Another sizeable difference between the first and second film – and no, we're talking about the alien's new ship which is pretty damn huge – is the tone. While the first instalment had plenty of humour, largely thanks to front man Smith, the sequel earns its chuckles mainly in moments that arguably shouldn't be funny – such as Pullman's former President Whitmore opting to have a spruce-up and a full shave just minutes before the world could potentially be destroyed forever. Because, you know, people need to look the part when they're saving Earth. Or even more inappropriately when a semi-lead character suffers a terrible loss in a scene that looks entirely lifted from last year's disaster movie San Andreas.
Where it's lacking in cohesive storyline however, the special effects are, as expected, spectacular, particularly seen in a 3D format. In one extended sequence as the new aliens land their ship on Earth's surface, destruction occurs in cities all over the planet including London and New York City and cinema-goers see bridges and other landmarks reduced to rubble. You just wish that while watching, you were willing the good guys to stop such horrors rather than revelling at what it looks like on the big screen.

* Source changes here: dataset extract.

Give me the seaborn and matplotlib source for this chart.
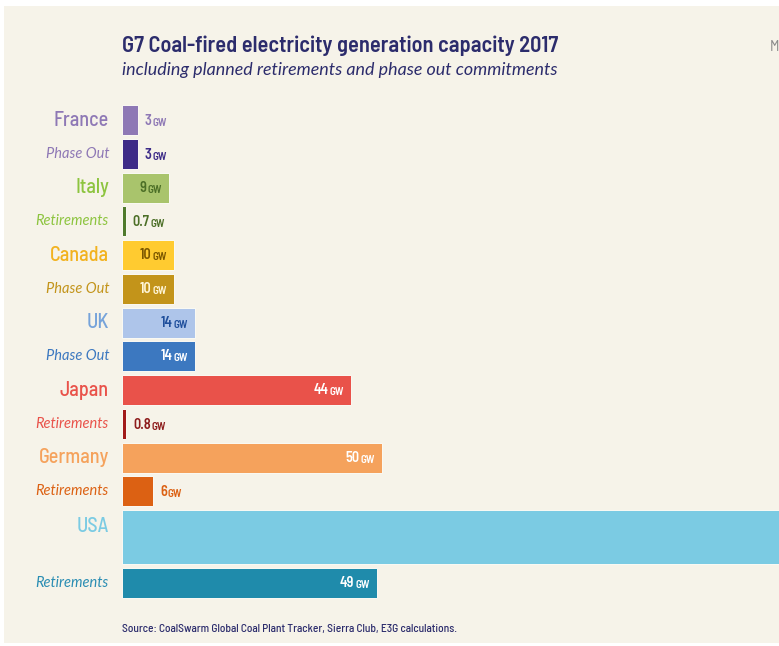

Pullman's delivery of the original film's standout speech – very loosely based on Dylan Thomas' Do Not Go Gentle Into That Good Night was actually pretty iconic – sadly, there's no such memorable moment in Resurgence. It seems like Emmerich and his multitude of screenwriters knew this going in too, as they reference it constantly in the new movie, rather than come up with something fresh. Such fact could almost be looked upon as a sum-up of the director's take on revisiting the story. What was great in the 1990s. should probably have been left alone in the 90s. While it's not bad now, it's far from the standard it was.